What’s up, I’m your conductor Gavin Nowak as usual and I’ve had a bunch of free time ever since the Train’s breaker combusted. In light of this, I settled on watching a few feature films, one of which was The Aeronauts that is streaming on Amazon Prime Video. The second movie I watched I will discuss with you, my patient readers, next week; but for now, let’s dig into this. Also, keep reading until the end of the review for the reveal of a new addition to the Train. Let’s get this show on the road!
This biography centers on meteorologist and pilot James Glaisher, who is determined to hatch up a groundbreaking idea to the World: The scientific prediction of the weather. When he is laughed off, he determines to venture into the skies to achieve his difficult goal. For this risky occasion, he is accompanied by the grief-striken baloonist Amelia Wren as an aid. Will the duo of pioneers succumb to turbulent typhoons, chilling climates, or could someone’s stirring zeal be the cause of their doom?
For your information, this plot originated from a palpable and quite deceased scientist known by the public ear as James Glaisher (Yes, Eddie Redmayne’s character). In typical Hollywood fashion, they borrow that and convolute it into a empty yet remarkably bloated high-flying thrill ride. Yet, I have to admit, it is tough to craft a biopic without filling all the facts or “whitewashing” our lead (if you weren’t aware, this is simply said updating them in a certain way where their counterparts insecurities and despicable deeds are covered up).

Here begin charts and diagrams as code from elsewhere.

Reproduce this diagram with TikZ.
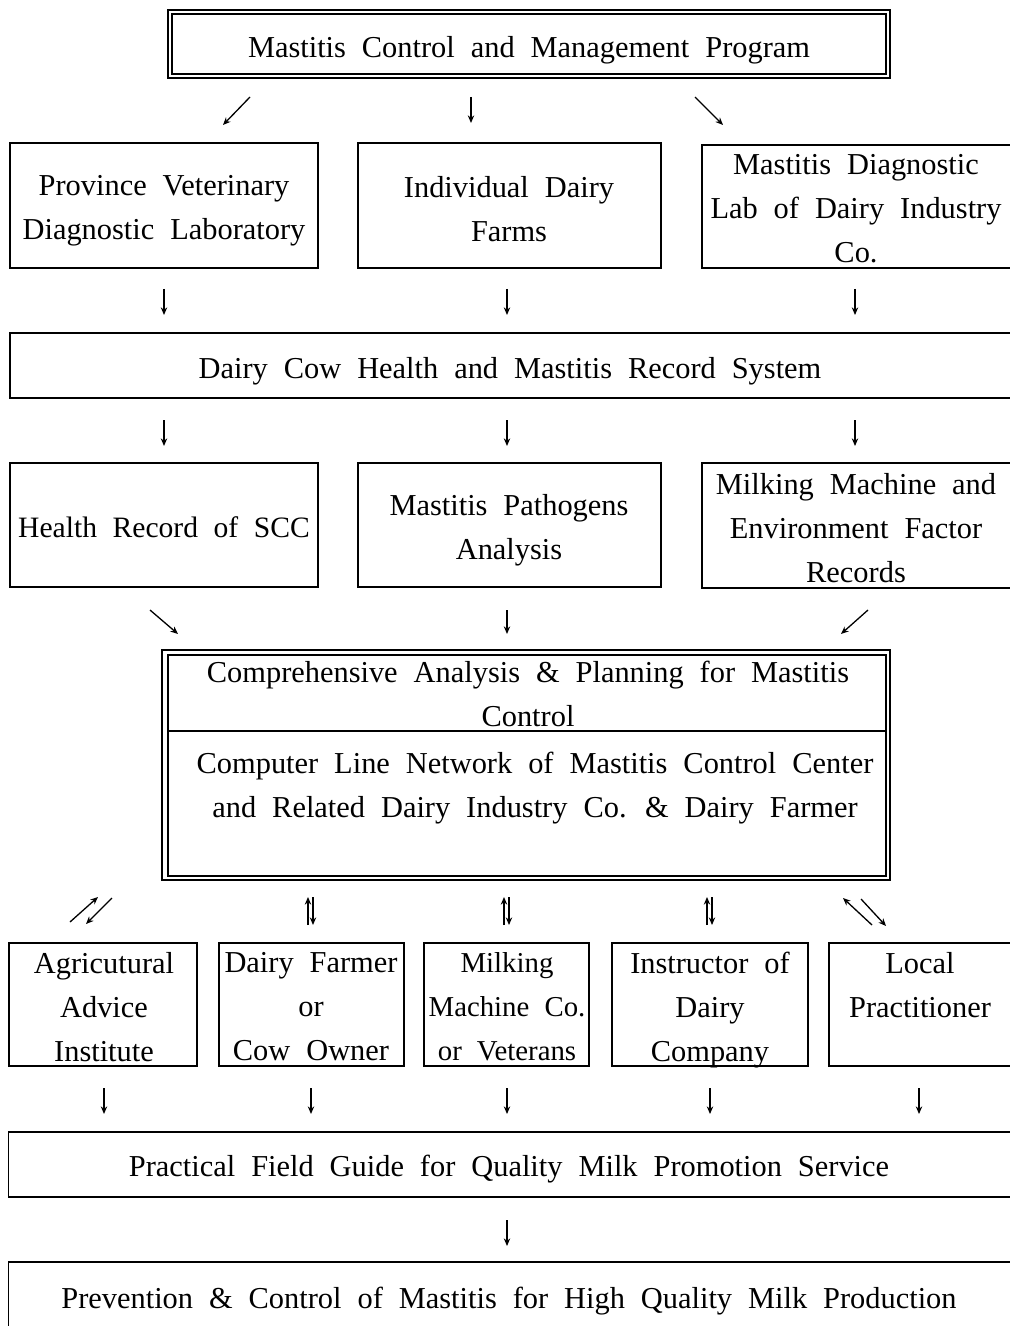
\documentclass[tikz,border=0pt]{standalone}
\usepackage{fontspec}
\setmainfont{Liberation Serif}[WordSpace=2.1]
\usetikzlibrary{arrows.meta}
\begin{document}
\begin{tikzpicture}[x=0.5pt,y=-0.5pt,
  box/.style={draw, line width=0.8pt, inner sep=0pt},
  txt/.style={align=center, font=\fontsize{15.2}{22}\selectfont, inner sep=0pt, yshift=-1.75pt},
  arr/.style={line width=0.65pt, -{Stealth[length=3.8pt,width=3.2pt]}}]
\useasboundingbox (0,0) rectangle (1010,1326);
\clip (0,0) rectangle (1010,1326);
\fill[white] (0,0) rectangle (1010,1326);

% ---- program header (double frame)
\node[box, minimum width=361pt, minimum height=34pt] (prog) at (529,44) {};
\node[box, minimum width=357pt, minimum height=30pt] (progin) at (529,44) {};
\node[txt] (progt) at (529,47) {Mastitis Control and Management Program};

% ---- data sources
\node[box, minimum width=154pt, minimum height=62.5pt] (pvdl) at (164,205.5) {};
\node[txt] (pvdlt) at (164,207.5) {Province Veterinary\\Diagnostic Laboratory};
\node[box, minimum width=151.5pt, minimum height=62.5pt] (idf) at (509.5,205.5) {};
\node[txt] (idft) at (509,206) {Individual Dairy\\Farms};
\node[box, minimum width=160pt, minimum height=61.5pt] (mdl) at (862,206.5) {};
\node[txt] (mdlt) at (856,205) {Mastitis Diagnostic\\Lab of Dairy Industry\\Co.};

% ---- record system
\node[box, minimum width=504pt, minimum height=32.5pt] (rec) at (514,365.5) {};
\node[txt] (rect) at (510,368) {Dairy Cow Health and Mastitis Record System};

% ---- record contents
\node[box, minimum width=154pt, minimum height=62pt] (scc) at (164,525) {};
\node[txt, font=\fontsize{14.8}{22}\selectfont] (scct) at (164,524) {Health Record of SCC};
\node[box, minimum width=151.5pt, minimum height=62pt] (path) at (509.5,525) {};
\node[txt] (patht) at (509,527) {Mastitis Pathogens\\Analysis};
\node[box, minimum width=160pt, minimum height=62.5pt] (mach) at (862,525.5) {};
\node[txt] (macht) at (856,525) {Milking Machine and\\Environment Factor\\Records};

% ---- analysis centre (double frame)
\node[box, minimum width=364pt, minimum height=115pt] (comp) at (526,765) {};
\node[box, minimum width=359pt, minimum height=110.5pt] (compin) at (527,765.5) {};
\draw[line width=0.8pt] (compin.west |- 0,731) coordinate (divl) -- (compin.east |- 0,731) coordinate (divr);
\node[txt] (compa) at (528,690) {Comprehensive Analysis \& Planning for Mastitis\\Control};
\node[txt] (compb) at (535,785) {Computer Line Network of Mastitis Control Center\\and Related Dairy Industry Co. \& Dairy Farmer};

% ---- advisory bodies
\node[box, minimum width=94pt, minimum height=61.5pt] (agri) at (103,1004.5) {};
\node[txt] (agrit) at (104,1003.5) {Agricutural\\Advice\\Institute};
\node[box, minimum width=92.5pt, minimum height=61.5pt] (farm) at (311.5,1004.5) {};
\node[txt] (farmt) at (311,1003.5) {Dairy Farmer\\or\\Cow Owner};
\node[box, minimum width=82.5pt, minimum height=61.5pt] (milk) at (506.5,1004.5) {};
\node[txt, font=\fontsize{14.4}{22}\selectfont] (milkt) at (507,1003.5) {Milking\\Machine Co.\\or Veterans};
\node[box, minimum width=98pt, minimum height=61.5pt] (inst) at (710,1004.5) {};
\node[txt] (instt) at (710,1007) {Instructor of\\Dairy\\Company};
\node[box, minimum width=92pt, minimum height=61.5pt] (prac) at (921,1004.5) {};
\node[txt] (pract) at (920,1003.5) {Local\\Practitioner\\\mbox{}};

% ---- field guide and goal
\node[box, minimum width=503pt, minimum height=32.5pt] (guide) at (511.5,1164.5) {};
\node[txt] (guidet) at (509,1166) {Practical Field Guide for Quality Milk Promotion Service};
\node[box, minimum width=503pt, minimum height=40pt] (goal) at (511.5,1302) {};
\node[txt] (goalt) at (509,1298) {Prevention \& Control of Mastitis for High Quality Milk Production};

% ---- arrow end points
\coordinate (t1s) at (250,97);  \coordinate (t1e) at (223,125);
\coordinate (t2s) at (471,97);  \coordinate (t2e) at (471,123);
\coordinate (t3s) at (695,97);  \coordinate (t3e) at (723,125);
\coordinate (r1s) at (164,289); \coordinate (r1e) at (164,315);
\coordinate (r2s) at (507,289); \coordinate (r2e) at (507,315);
\coordinate (r3s) at (855,289); \coordinate (r3e) at (855,315);
\coordinate (s1s) at (164,420); \coordinate (s1e) at (164,446);
\coordinate (s2s) at (507,420); \coordinate (s2e) at (507,446);
\coordinate (s3s) at (855,420); \coordinate (s3e) at (855,446);
\coordinate (c1s) at (150,610); \coordinate (c1e) at (178,634);
\coordinate (c2s) at (507,610); \coordinate (c2e) at (507,634);
\coordinate (c3s) at (868,610); \coordinate (c3e) at (841,634);
% two-way links
\coordinate (d1us) at (70,922);  \coordinate (d1ue) at (98,897);
\coordinate (d1ds) at (112,898); \coordinate (d1de) at (86,924);
\coordinate (d2us) at (308,925); \coordinate (d2ue) at (308,897);
\coordinate (d2ds) at (313,897); \coordinate (d2de) at (313,925);
\coordinate (d3us) at (504,925); \coordinate (d3ue) at (504,897);
\coordinate (d3ds) at (509,897); \coordinate (d3de) at (509,925);
\coordinate (d4us) at (707,925); \coordinate (d4ue) at (707,897);
\coordinate (d4ds) at (712,897); \coordinate (d4de) at (712,925);
\coordinate (d5us) at (872,925); \coordinate (d5ue) at (843,898);
\coordinate (d5ds) at (861,899); \coordinate (d5de) at (886,926);
% into the field guide
\coordinate (b1s) at (104,1088); \coordinate (b1e) at (104,1114);
\coordinate (b2s) at (311,1088); \coordinate (b2e) at (311,1114);
\coordinate (b3s) at (507,1088); \coordinate (b3e) at (507,1114);
\coordinate (b4s) at (710,1088); \coordinate (b4e) at (710,1114);
\coordinate (b5s) at (919,1088); \coordinate (b5e) at (919,1114);
\coordinate (gs) at (507,1220);  \coordinate (ge) at (507,1246);

\foreach \a in {t1,t2,t3,r1,r2,r3,s1,s2,s3,c1,c2,c3,
                d1u,d1d,d2u,d2d,d3u,d3d,d4u,d4d,d5u,d5d,
                b1,b2,b3,b4,b5,g}
  \draw[arr] (\a s) -- (\a e);
\end{tikzpicture}
\end{document}
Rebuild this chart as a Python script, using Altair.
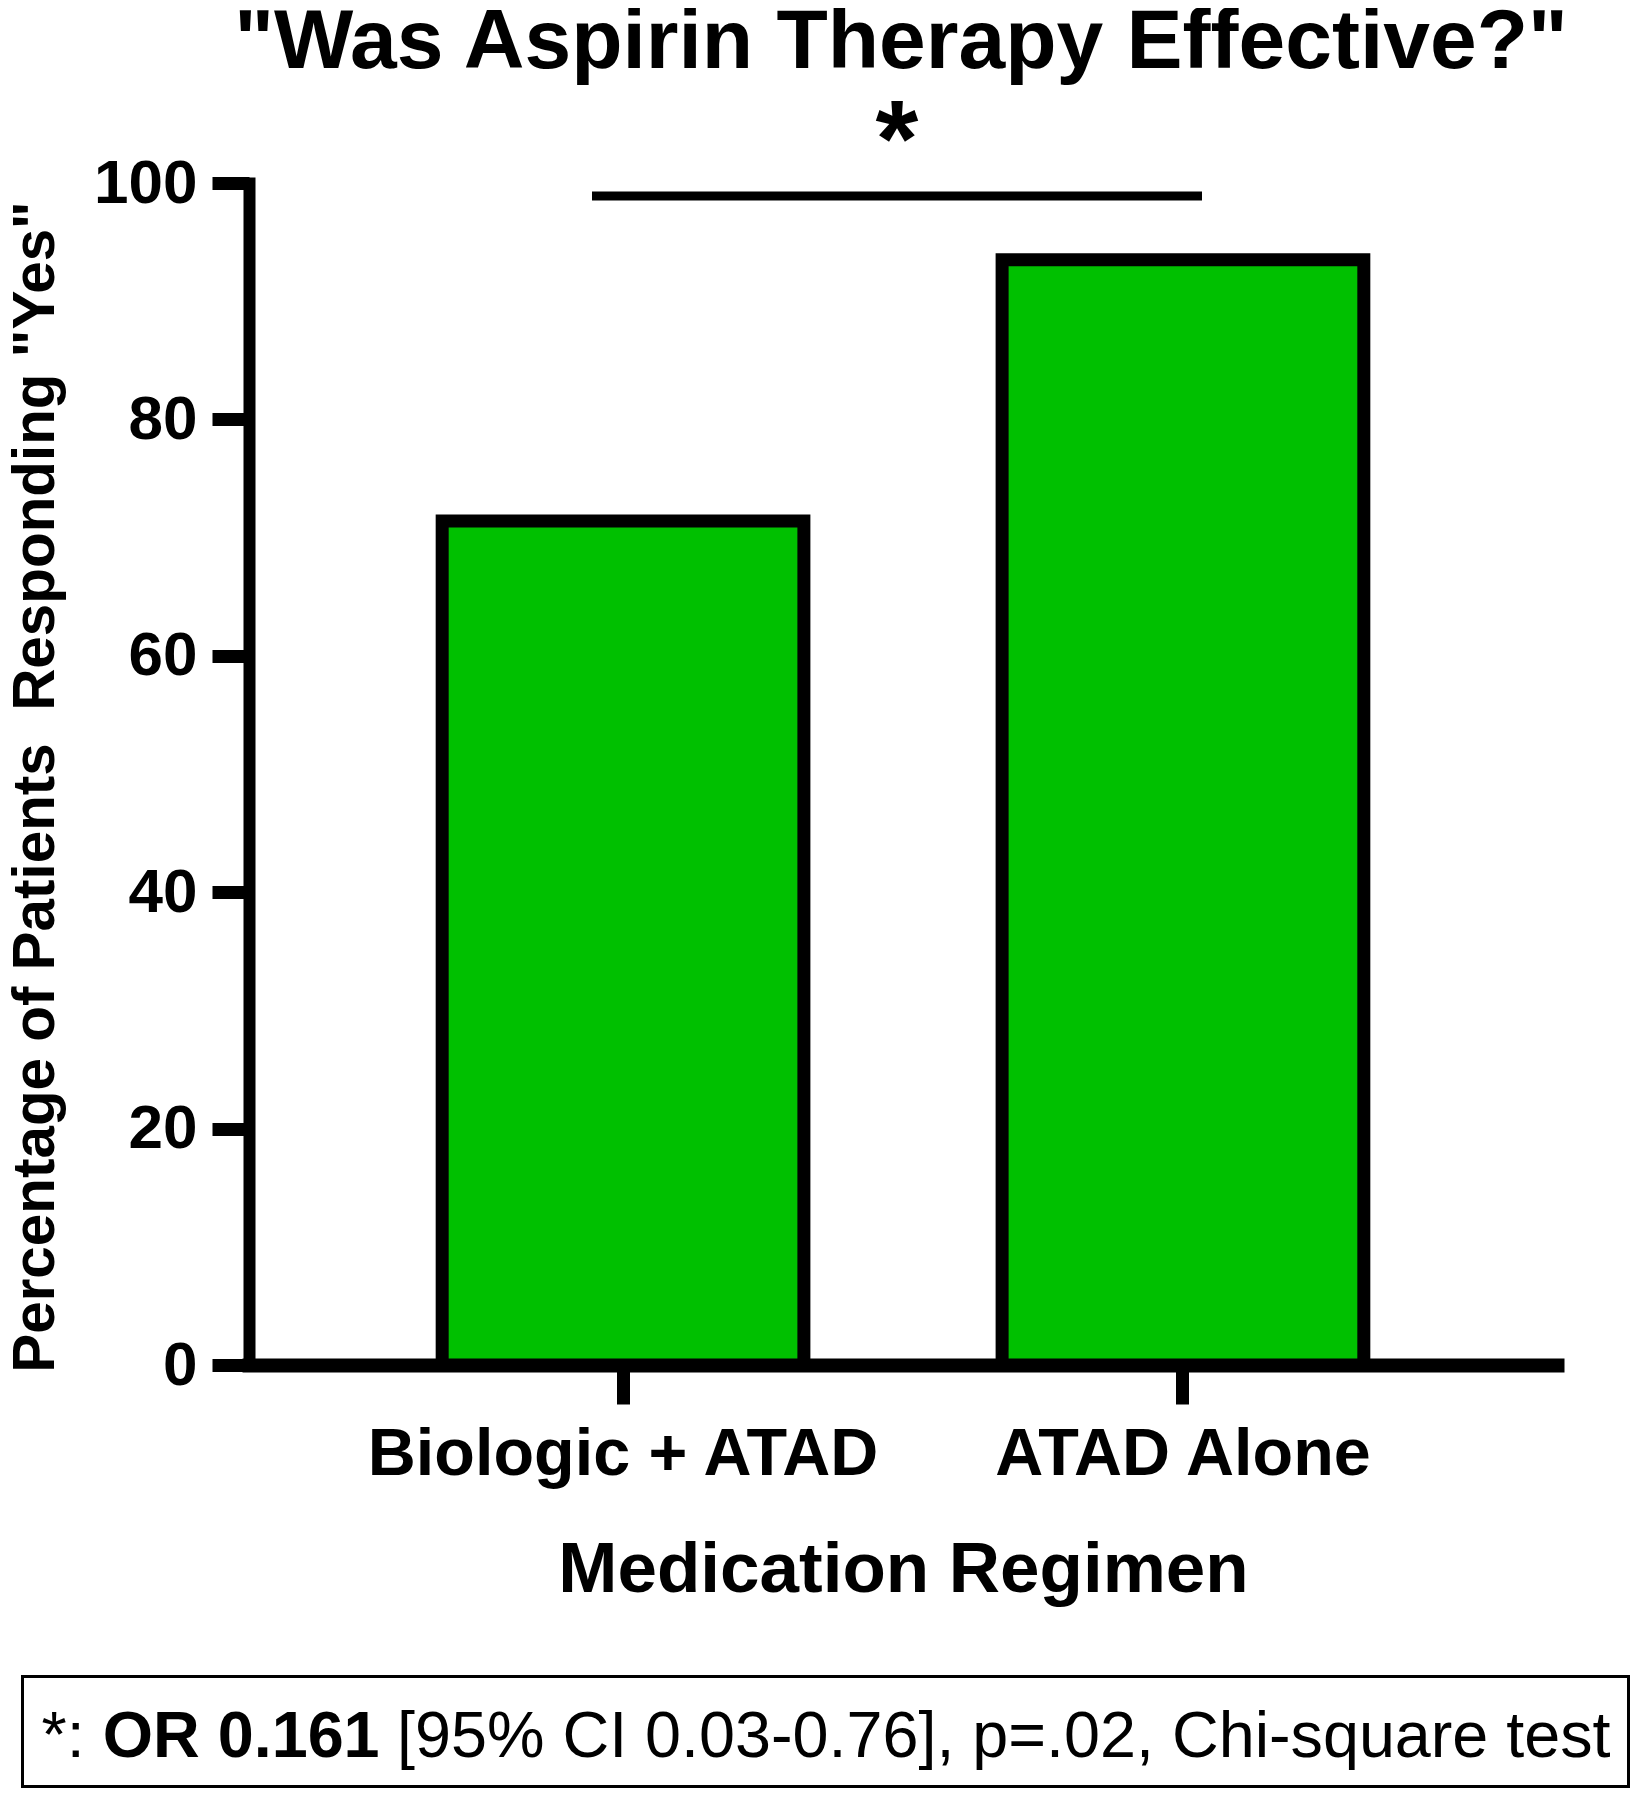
import altair as alt
import pandas as pd

# ---- data ----
categories = ["Biologic + ATAD", "ATAD Alone"]
percent_yes = [71.4, 93.5]
y_ticks = [0, 20, 40, 60, 80, 100]

title_text = '"Was Aspirin Therapy Effective?"'
x_title = "Medication Regimen"
y_title = 'Percentage of Patients\u00a0 Responding "Yes"'

sig_label = ["*"]
sig_line_level = [98.9]
sig_label_level = [100.6]

footnote_parts = ["*:", "OR 0.161", "[95% CI 0.03-0.76], p=.02, Chi-square test"]

FONT = "Liberation Sans, Arial, Helvetica, sans-serif"
W, H = 1308, 1182
GREEN = "#00C000"

df = pd.DataFrame({"regimen": categories, "pct": percent_yes})

x_axis = alt.Axis(
    labelAngle=0, labelFont=FONT, labelFontSize=66.5, labelFontWeight="bold",
    labelColor="black", labelBaseline="alphabetic", labelPadding=70, labelLimit=0,
    tickSize=39, tickWidth=13, tickColor="black",
    domainColor="black", domainWidth=14, domainCap="square",
    titleFont=FONT, titleFontSize=71, titleFontWeight="bold", titleColor="black",
    titleBaseline="alphabetic", titleY=226, titleLimit=0,
)
y_axis = alt.Axis(
    values=y_ticks, grid=False, labelFont=FONT, labelFontSize=62,
    labelFontWeight="bold", labelColor="black", labelPadding=15,
    tickSize=37, tickWidth=13, tickColor="black",
    domainColor="black", domainWidth=12, domainCap="square",
    titleFont=FONT, titleFontSize=58.4, titleFontWeight="bold", titleColor="black",
    titleBaseline="alphabetic", titleAngle=270, titleAlign="center",
    titleX=-196, titleY=603.5, titleLimit=0,
)

x_enc = alt.X("regimen:N", sort=categories, title=x_title,
              scale=alt.Scale(paddingInner=0.354, paddingOuter=0.345),
              axis=x_axis)
y_enc = alt.Y("pct:Q", title=y_title,
              scale=alt.Scale(domain=[0, 100], nice=False, zero=True),
              axis=y_axis)

bars = alt.Chart(df).mark_bar(
    color=GREEN, stroke="black", strokeWidth=13, strokeJoin="miter"
).encode(x=x_enc, y=y_enc)

sig_line = alt.Chart(pd.DataFrame({"pct": sig_line_level})).mark_rule(
    color="black", strokeWidth=9, strokeCap="butt"
).encode(x=alt.value(343), x2=alt.value(953), y=y_enc)

sig_star = alt.Chart(pd.DataFrame({"pct": sig_label_level, "label": sig_label})).mark_text(
    font=FONT, fontSize=110, fontWeight="bold", color="black",
    align="center", baseline="alphabetic"
).encode(x=alt.value(648), y=y_enc, text="label:N")

title = alt.Chart(pd.DataFrame({"t": [title_text]})).mark_text(
    font=FONT, fontSize=84, fontWeight="bold", color="black",
    align="center", baseline="alphabetic", limit=0
).encode(x=alt.value(652), y=alt.value(-115), text="t:N")

box = alt.Chart(pd.DataFrame({"k": [0]})).mark_rect(
    fill="white", fillOpacity=0, stroke="black", strokeWidth=3
).encode(x=alt.value(-226.5), x2=alt.value(1379.5),
         y=alt.value(1493.5), y2=alt.value(1603.5))

foot1 = alt.Chart(pd.DataFrame({"t": [footnote_parts[0]]})).mark_text(
    font=FONT, fontSize=64.7, fontWeight="normal", color="black",
    align="left", baseline="alphabetic"
).encode(x=alt.value(-207.5), y=alt.value(1574), text="t:N")

foot2 = alt.Chart(pd.DataFrame({"t": [footnote_parts[1]]})).mark_text(
    font=FONT, fontSize=64.7, fontWeight="bold", color="black",
    align="left", baseline="alphabetic"
).encode(x=alt.value(-146.3), y=alt.value(1574), text="t:N")

foot3 = alt.Chart(pd.DataFrame({"t": [footnote_parts[2]]})).mark_text(
    font=FONT, fontSize=64.7, fontWeight="normal", color="black",
    align="left", baseline="alphabetic"
).encode(x=alt.value(148), y=alt.value(1574), text="t:N")

chart = alt.layer(bars, sig_line, sig_star, title, box, foot1, foot2, foot3).properties(
    width=W, height=H,
    autosize=alt.AutoSizeParams(type="none"),
    padding={"left": 241, "top": 175, "right": 77, "bottom": 427},
    background="white",
).configure_view(stroke=None)

chart.save("out.html", embed_options={"renderer": "svg", "actions": False})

Thankfully, the movie doesn’t seem to do that. Thank goodness for that. Instead showing him in a light where his intense fervor tips him off his marbles a bit and if it wasn’t for Amelia’s assertiveness they both would have froze to death. The argument can rightfully be made that a ton of the events are indeed fictional, as Amelia Wren is in fact a character invented specifically for this feature. On the subject of the character of Amelia, who is played by Felicity Jones (but being a avid fan of Star Wars I just refer to her as Jyn Erso), she was obviously ment to be the stereotypical action heroine so the female viewers are entertained. I don’t continually hate Wren or Jones’ performance, but her concepts execution was equally thin as printer paper and just as flat. Well, how about Redmayne?
The two-word answer: He’s fine. This can additionally be used for the movie as a whole, since it’s as fresh as defrosted leftover pizza. Each by themselves is bland, but are they any good together? This will be quite the jiffy because, on the one hand, they DO occasionally have acceptable chemistry. Flipping to the other side, this again only varies very much off and on, so when the brief moment wraps up the audience savors it and moves on to the next scene. When these interactions are examined upon, I notice that they can toss it’s cliche’d story beats in the garbage shute and infuse it with a tad of sporadic yet solid substance.
Another piece I would enjoy tapping into is the effects. They may not be all that fluid, but that is not an issue in the slightest when they’re convincing and give a sense of atmospheric spice. Additionally, I almost overlooked the suspense, which is most definitely going to have you hanging off your rocker to await what will transpire. For example (here comes the spoiler alert!), when the balloon has drifted out of the atmosphere, Wren attempts to release the air from the ice-encrusted zeppelin. However, the hatchet has been frozen shut, and so Amelia must climb up the side of the aircraft since James is too busy losing oxygen. With that, she reaches the top but can’t get the hatch to budge even a wee bit so she jams one of her shoes into the wedge and passes out as the air slowly but surely withdraws. But things aren’t all secure quite yet cause now her unconscious body begins to slide down the surface… Long story shortened it’s effective.
The Aeronauts is a amusing mixed bag. Bizarrely enough, one can assume that this presumably would have worked a great deal further as a television special or miniseries then a full three-act structure. But a smidgen of decent elements like detached character synergy between the hero’s, spine-tingling suspense, and brilliant FX keep The Aeronauts afloat in the choppy water of meager flaws. RATING: 7/10
PASSENGERS WHO PUNCHED A TICKET
- Todd Russel
- Simple Ula
Thank you for tuning in!
C’mon. I know you skimmed through the review. All jokes aside, a new project is coming to the website in an effort to branch out with other endeavors. Drumroll please… I’m in the ideas stage of a webcomic-esque project! Woo-hoo! The working title is “Salamander Snatcher”. The release date is undetermined at the time of this post’s release. It will be a slightly episodic series with various serials and ongoing plotlines, mostly involving character relations. The style will be blend of bizarro, sci-fi, zippy dialogue , king fu, intentionally tacky and obscure stories, the supernatural and much much more. Yeah, it will be quite strange. New episodes will be launched every other week. We will keep you updated on the progress in further reviews.